(Charts and diagrams as code)

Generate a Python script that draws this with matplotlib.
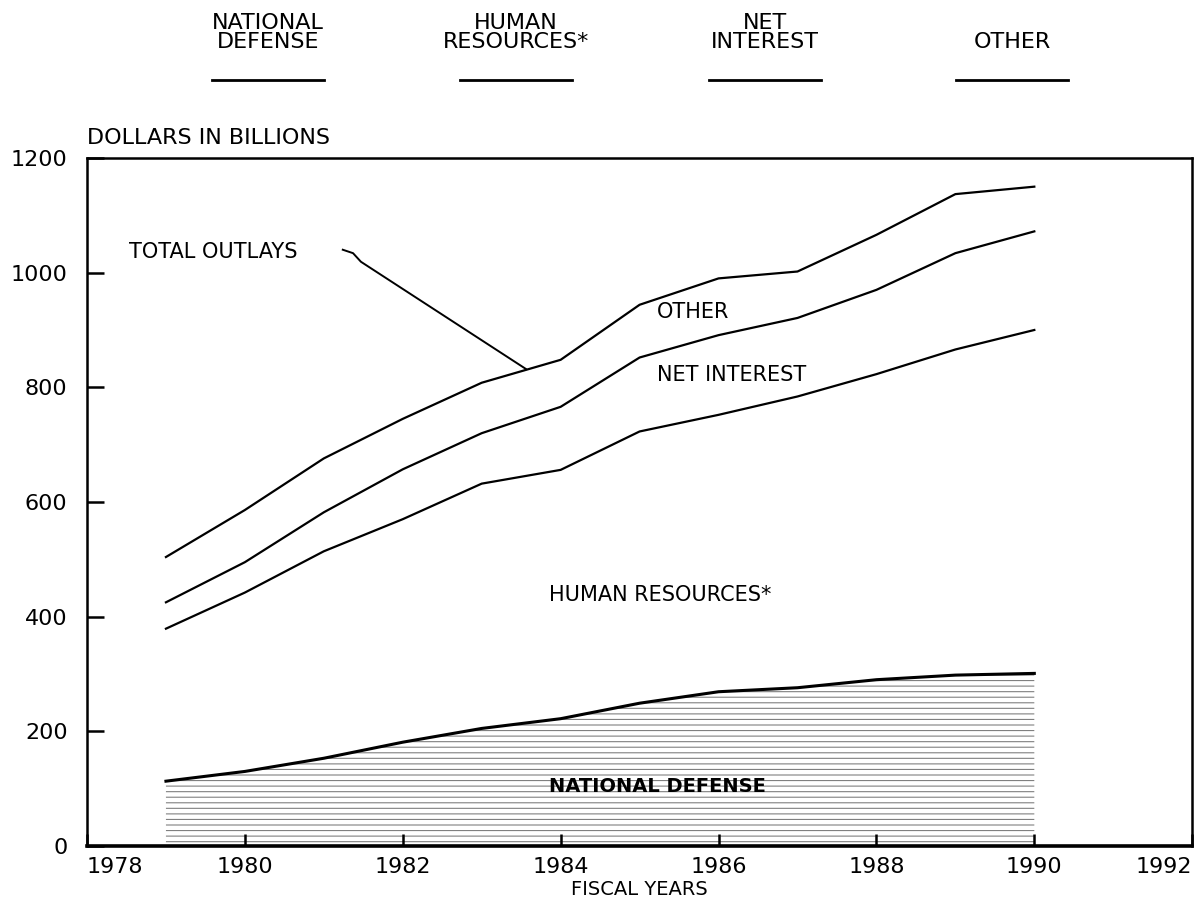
import matplotlib
matplotlib.use('Agg')
import matplotlib.pyplot as plt
from matplotlib.lines import Line2D
import numpy as np

# fiscal years and outlays (dollars in billions)
years = [1979, 1980, 1981, 1982, 1983, 1984, 1985, 1986, 1987, 1988, 1989, 1990]
national_defense = [113, 130, 153, 181, 205, 222, 249, 269, 276, 290, 298, 301]
human_resources = [266, 312, 361, 389, 427, 434, 474, 483, 508, 533, 568, 599]
net_interest = [46, 53, 68, 87, 88, 110, 129, 139, 137, 147, 168, 172]
other = [79, 91, 94, 88, 88, 82, 92, 99, 81, 96, 103, 78]

legend_labels = ['NATIONAL\nDEFENSE', 'HUMAN\nRESOURCES*', 'NET\nINTEREST', 'OTHER']
xticks = [1978, 1980, 1982, 1984, 1986, 1988, 1990, 1992]
yticks = [0, 200, 400, 600, 800, 1000, 1200]

plt.rcParams['font.family'] = 'DejaVu Sans'
plt.rcParams['hatch.linewidth'] = 0.8

# stack the layers
top_def = np.array(national_defense)
top_hr = top_def + np.array(human_resources)
top_int = top_hr + np.array(net_interest)
top_total = top_int + np.array(other)

fig = plt.figure(figsize=(12, 9.07), dpi=100)
ax = fig.add_axes([0.0725, 0.0673, 0.921, 0.7585])

# hatched national defense area
ax.fill_between(years, 0, top_def, facecolor='none', edgecolor='0.5',
                hatch='---', linewidth=0)
ax.plot(years, top_def, color='black', lw=2.2)
ax.plot(years, top_hr, color='black', lw=1.6)
ax.plot(years, top_int, color='black', lw=1.6)
ax.plot(years, top_total, color='black', lw=1.6)

ax.set_xlim(1978, 1992)
ax.set_ylim(0, 1200)
ax.set_xticks(xticks)
ax.set_yticks(yticks)
ax.set_xticklabels([str(x) for x in xticks], fontsize=16)
ax.set_yticklabels([str(y) for y in yticks], fontsize=16)
labs = ax.get_xticklabels()
labs[0].set_horizontalalignment('left')
labs[-1].set_horizontalalignment('right')
ax.tick_params(axis='x', direction='in', length=9, width=1.8, pad=8)
ax.tick_params(axis='y', direction='in', length=12, width=1.8, pad=14)
for s in ax.spines.values():
    s.set_linewidth(1.8)
ax.spines['bottom'].set_linewidth(2.6)

ax.set_xlabel('FISCAL YEARS', fontsize=14, labelpad=2)
ax.text(0, 1.029, 'DOLLARS IN BILLIONS', transform=ax.transAxes,
        fontsize=16, ha='left', va='center')

# in-plot labels
ax.text(1978.53, 1036, 'TOTAL OUTLAYS', fontsize=15, va='center')
ax.plot([1981.24, 1981.37, 1981.47, 1983.56], [1040, 1034, 1019, 832],
        color='black', lw=1.4)
ax.text(1985.22, 932, 'OTHER', fontsize=15, va='center')
ax.text(1985.22, 822, 'NET INTEREST', fontsize=15, va='center')
ax.text(1983.85, 438, 'HUMAN RESOURCES*', fontsize=15, va='center')
ax.text(1983.85, 104, 'NATIONAL DEFENSE', fontsize=14, va='center',
        fontweight='bold')

# legend row across the top
centers = [268, 516, 765, 1012]
for lab, cx in zip(legend_labels, centers):
    fig.text(cx / 1200, 1 - 52 / 907, lab, fontsize=16, ha='center',
             va='bottom', linespacing=0.95)
    fig.add_artist(Line2D([(cx - 56) / 1200, (cx + 56) / 1200],
                          [1 - 80 / 907, 1 - 80 / 907], color='black', lw=2))

fig.savefig('out.png', dpi=100)
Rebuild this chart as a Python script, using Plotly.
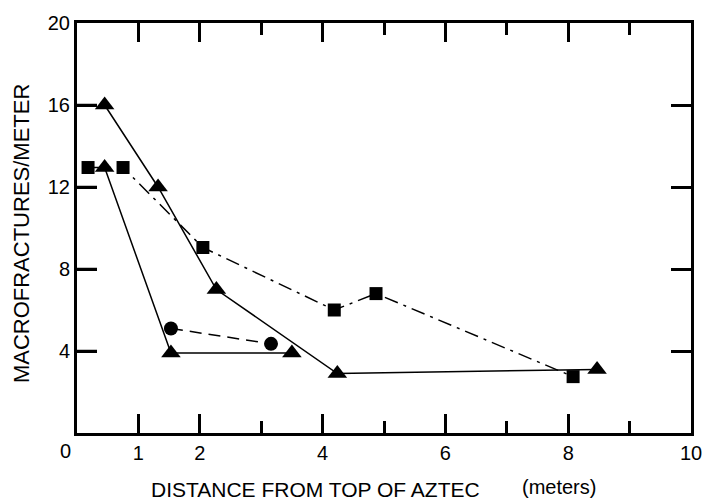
import plotly.graph_objects as go

# Series A: triangles, solid line
a_x = [0.45, 1.32, 2.27, 4.24, 8.47]
a_y = [16.0, 12.0, 7.0, 2.9, 3.1]
# Series B: triangles, solid line
b_x = [0.45, 1.53, 3.5]
b_y = [12.95, 3.9, 3.9]
# Series C: squares, dash-dot line
c_x = [0.18, 0.75, 2.05, 4.19, 4.87, 8.08]
c_y = [12.95, 12.95, 9.05, 6.0, 6.8, 2.75]
# Series D: circles, dashed line
d_x = [1.53, 3.16]
d_y = [5.1, 4.35]

x_major = [0, 1, 2, 4, 6, 8, 10]
x_labels = ["", "1", "2", "4", "6", "8", "10"]
x_minor = [3, 5, 7, 9]
y_ticks = [4, 8, 12, 16, 20]
y_tick_marks = [4, 8, 12, 16]

FONT = "Liberation Sans, Arial, sans-serif"
W, H = 714, 500
L, R, T, B = 77, 21, 17, 67
PW, PH = W - L - R, H - T - B


def px(x):
    return (x - L) / PW


def py(y):
    return (H - B - y) / PH


fig = go.Figure()
fig.add_trace(go.Scatter(x=c_x, y=c_y, mode="lines+markers",
                         line=dict(color="black", width=1.5, dash="14px,6px,3px,6px"),
                         marker=dict(symbol="square", size=13, color="black")))
fig.add_trace(go.Scatter(x=d_x, y=d_y, mode="lines+markers",
                         line=dict(color="black", width=1.5, dash="12px,7px"),
                         marker=dict(symbol="circle", size=14, color="black")))
fig.add_trace(go.Scatter(x=a_x, y=a_y, mode="lines+markers",
                         line=dict(color="black", width=1.5),
                         marker=dict(symbol="triangle-up", size=17, color="black")))
fig.add_trace(go.Scatter(x=b_x, y=b_y, mode="lines+markers",
                         line=dict(color="black", width=1.5),
                         marker=dict(symbol="triangle-up", size=17, color="black")))

fig.update_layout(
    width=W, height=H,
    margin=dict(l=L, r=R, t=T, b=B),
    paper_bgcolor="white", plot_bgcolor="white",
    showlegend=False,
    font=dict(family=FONT, color="black", size=20),
    xaxis=dict(range=[0, 10], showgrid=False, zeroline=False,
               showline=True, linecolor="black", linewidth=3, mirror="allticks",
               ticks="inside", ticklen=19, tickwidth=2.5, tickcolor="black",
               tickvals=x_major, ticktext=x_labels,
               minor=dict(tickvals=x_minor, ticks="inside", ticklen=12,
                          tickwidth=2.5, tickcolor="black", showgrid=False),
               tickfont=dict(size=20, family=FONT)),
    yaxis=dict(range=[0, 20], showgrid=False, zeroline=False,
               showline=True, linecolor="black", linewidth=3, mirror="allticks",
               ticks="inside", ticklen=20, tickwidth=2.5, tickcolor="black",
               tickvals=y_ticks, ticktext=[str(v) for v in y_ticks],
               tickfont=dict(size=20, family=FONT)),
)

# left-side tick marks (inside), drawn on the data scale
for yv in y_tick_marks:
    fig.add_shape(type="line", xref="x", yref="y", xsizemode="pixel", xanchor=0,
                  x0=0, x1=20, y0=yv, y1=yv, line=dict(color="black", width=2.5))

fig.add_annotation(x=px(65), y=py(451), xref="paper", yref="paper", text="0",
                   xanchor="center", yanchor="middle",
                   showarrow=False, font=dict(size=20, family=FONT))
fig.add_annotation(x=px(316), y=py(490), xref="paper", yref="paper",
                   text="DISTANCE FROM TOP OF AZTEC", xanchor="center", yanchor="middle",
                   showarrow=False, font=dict(size=21, family=FONT))
fig.add_annotation(x=px(561), y=py(488), xref="paper", yref="paper",
                   text="(meters)", xanchor="center", yanchor="middle",
                   showarrow=False, font=dict(size=20, family=FONT))
fig.add_annotation(x=px(22), y=py(231), xref="paper", yref="paper",
                   text="MACROFRACTURES/METER", xanchor="center", yanchor="middle",
                   textangle=-90, showarrow=False, font=dict(size=22, family=FONT))

fig.write_html("out.html")
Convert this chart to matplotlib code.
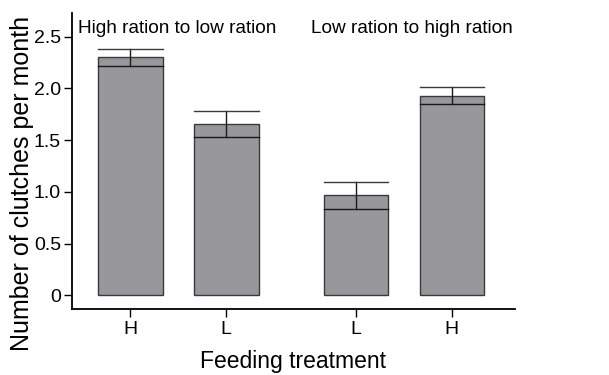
import matplotlib
matplotlib.use("Agg")
import matplotlib.pyplot as plt
import numpy as np

plt.rcParams['font.family'] = ['Liberation Sans', 'DejaVu Sans']

categories = ["H", "L", "L", "H"]
positions = [0, 1, 2.35, 3.35]
means = [2.30, 1.66, 0.965, 1.93]
errors = [0.085, 0.125, 0.13, 0.08]
yticks = [0, 0.5, 1.0, 1.5, 2.0, 2.5]
ytick_labels = ["0", "0.5", "1.0", "1.5", "2.0", "2.5"]
group_labels = ["High ration to low ration", "Low ration to high ration"]

fig = plt.figure(figsize=(6.09, 3.75), dpi=100)
ax = fig.add_axes([72/609, 1-309/375, (515-72)/609, (309-13)/375])

width = 0.672
ax.bar(positions, means, width=width, color="#98979c", edgecolor="#3a3a3a",
       linewidth=1.0, zorder=2)
for x, m, e in zip(positions, means, errors):
    ax.plot([x, x], [m - e, m + e], color="#1a1a1a", lw=1.0, zorder=3)
    ax.plot([x - width/2, x + width/2], [m + e, m + e], color="#3a3a3a", lw=1.0, zorder=3)
    ax.plot([x - width/2, x + width/2], [m - e, m - e], color="#1a1a1a", lw=1.0, zorder=3)

ax.set_xlim(-0.607, 4.007)
ax.set_ylim(-0.133, 2.73)
ax.set_xticks(positions)
ax.set_xticklabels(categories, fontsize=14)
ax.set_yticks(yticks)
ax.set_yticklabels(ytick_labels, fontsize=14)
ax.tick_params(axis='y', length=6, width=1.0, pad=2)
ax.tick_params(axis='x', length=6, width=1.0, pad=3)
for s in ["top", "right"]:
    ax.spines[s].set_visible(False)
for s in ["left", "bottom"]:
    ax.spines[s].set_linewidth(1.3)

fig.text(22/609, 1 - 183.5/375, "Number of clutches per month", rotation=90,
         ha="center", va="center", fontsize=18)
ax.set_xlabel("Feeding treatment", fontsize=16.5, labelpad=8)

ax.text(0.49, 2.537, group_labels[0], ha="center", va="baseline", fontsize=13.7)
ax.text(2.93, 2.537, group_labels[1], ha="center", va="baseline", fontsize=13.7)

fig.savefig("out.png", dpi=100)
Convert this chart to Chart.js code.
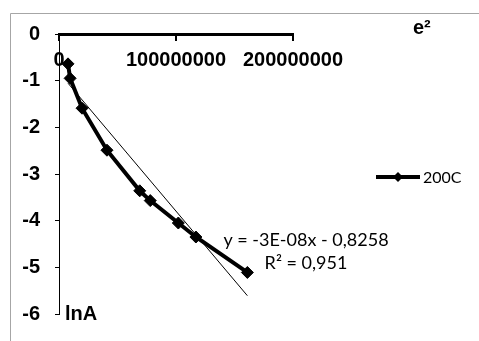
<!DOCTYPE html>
<html><head><meta charset="utf-8">
<script src="https://cdn.jsdelivr.net/npm/chart.js@4/dist/chart.umd.min.js"></script>
<style>html,body{margin:0;padding:0;background:#fff;} canvas{display:block;}</style>
</head><body>
<canvas id="c" width="479" height="341"></canvas>
<script>
const seriesName = '200C';
const xValues = [7.7e6, 9.5e6, 19.7e6, 41e6, 69e6, 78e6, 102e6, 117e6, 161e6];
const yValues = [-0.64, -0.95, -1.59, -2.49, -3.36, -3.57, -4.05, -4.35, -5.11];
const xTickValues = [0, 100000000, 200000000];
const xTickLabels = ['0', '100000000', '200000000'];
const yTickValues = [0, -1, -2, -3, -4, -5, -6];
const yTickLabels = ['0', '-1', '-2', '-3', '-4', '-5', '-6'];
const trendSlope = -2.97e-8;
const trendIntercept = -0.8258;
const equationLines = ['y = -3E-08x - 0,8258', 'R² = 0,951'];
const xAxisTitle = 'e²';
const yAxisTitle = 'lnA';

const seriesData = xValues.map((x, i) => ({x: x, y: yValues[i]}));
const tMin = Math.min(...xValues), tMax = Math.max(...xValues);
const trendData = [tMin, tMax].map(x => ({x: x, y: trendSlope * x + trendIntercept}));

const boldFont = {family: 'Liberation Sans, Arial, sans-serif', weight: 'bold', size: 20};

const decor = {
  id: 'decor',
  beforeDraw(chart) {
    const ctx = chart.ctx;
    ctx.save();
    ctx.strokeStyle = '#a6a6a6';
    ctx.lineWidth = 1;
    ctx.beginPath();
    ctx.moveTo(10.5, chart.height);
    ctx.lineTo(10.5, 13.5);
    ctx.lineTo(chart.width, 13.5);
    ctx.stroke();
    ctx.restore();
  },
  afterDraw(chart) {
    const ctx = chart.ctx, a = chart.chartArea;
    ctx.save();
    ctx.fillStyle = '#000';
    ctx.font = 'bold 20px "Liberation Sans", Arial, sans-serif';
    ctx.textBaseline = 'middle';
    ctx.textAlign = 'left';
    ctx.fillText(xAxisTitle, a.right + 120, 28);
    ctx.fillText(yAxisTitle, a.left + 6, a.bottom);
    // legend
    const lx = a.right + 83, ly = (a.top + a.bottom) / 2 + 3;
    ctx.strokeStyle = '#000';
    ctx.lineWidth = 4;
    ctx.beginPath();
    ctx.moveTo(lx, ly); ctx.lineTo(lx + 44, ly);
    ctx.stroke();
    const cx = lx + 22, r = 5;
    ctx.beginPath();
    ctx.moveTo(cx, ly - r); ctx.lineTo(cx + r, ly); ctx.lineTo(cx, ly + r); ctx.lineTo(cx - r, ly);
    ctx.closePath(); ctx.fill();
    ctx.font = '16px Lato, "Open Sans", sans-serif';
    ctx.fillText(seriesName, lx + 47, ly + 1);
    // trendline label
    ctx.font = '18px Lato, "Open Sans", sans-serif';
    ctx.textAlign = 'center';
    ctx.fillText(equationLines[0], 306, 240);
    ctx.fillText(equationLines[1], 306, 263);
    ctx.restore();
  }
};

new Chart(document.getElementById('c'), {
  type: 'scatter',
  data: {
    datasets: [
      {
        label: seriesName,
        data: seriesData,
        showLine: true,
        borderColor: '#000',
        borderWidth: 4,
        pointStyle: 'rectRot',
        pointRadius: 6,
        pointBorderWidth: 1,
        pointBackgroundColor: '#000',
        pointBorderColor: '#000',
        tension: 0
      },
      {
        label: 'trend',
        data: trendData,
        showLine: true,
        borderColor: '#000',
        borderWidth: 1,
        pointRadius: 0
      }
    ]
  },
  options: {
    responsive: false,
    animation: false,
    devicePixelRatio: 1,
    layout: {padding: {top: 0, left: 0, right: 186, bottom: 16}},
    plugins: {legend: {display: false}, tooltip: {enabled: false}},
    scales: {
      x: {
        type: 'linear',
        position: 'top',
        min: 0, max: 200000000,
        afterBuildTicks: s => { s.ticks = xTickValues.map(v => ({value: v})); },
        afterFit: s => { s.height = 34; },
        ticks: {
          callback: (v, i) => xTickLabels[i],
          font: boldFont, color: '#000', padding: 14, mirror: true,
          maxRotation: 0, autoSkip: false
        },
        grid: {display: true, drawOnChartArea: false, drawTicks: true, tickLength: -7, color: '#000', lineWidth: 2},
        border: {display: true, color: '#000', width: 3}
      },
      y: {
        type: 'linear',
        position: 'left',
        min: -6, max: 0,
        afterBuildTicks: s => { s.ticks = yTickValues.map(v => ({value: v})); },
        afterFit: s => { s.width = 59; },
        ticks: {
          callback: (v, i) => yTickLabels[i],
          font: boldFont, color: '#000', padding: 15, autoSkip: false
        },
        grid: {display: true, drawOnChartArea: false, drawTicks: true, tickLength: 4, color: '#000', lineWidth: 1},
        border: {display: true, color: '#000', width: 1}
      }
    }
  },
  plugins: [decor]
});
</script>
</body></html>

#### [AIM OF THE TASK]
Track down the lines that include the word "Python" and copy them.

#### [TASK RESPONSE]
Generate a Python script that draws this with matplotlib.
Rebuild this chart as a Python script, using Plotly.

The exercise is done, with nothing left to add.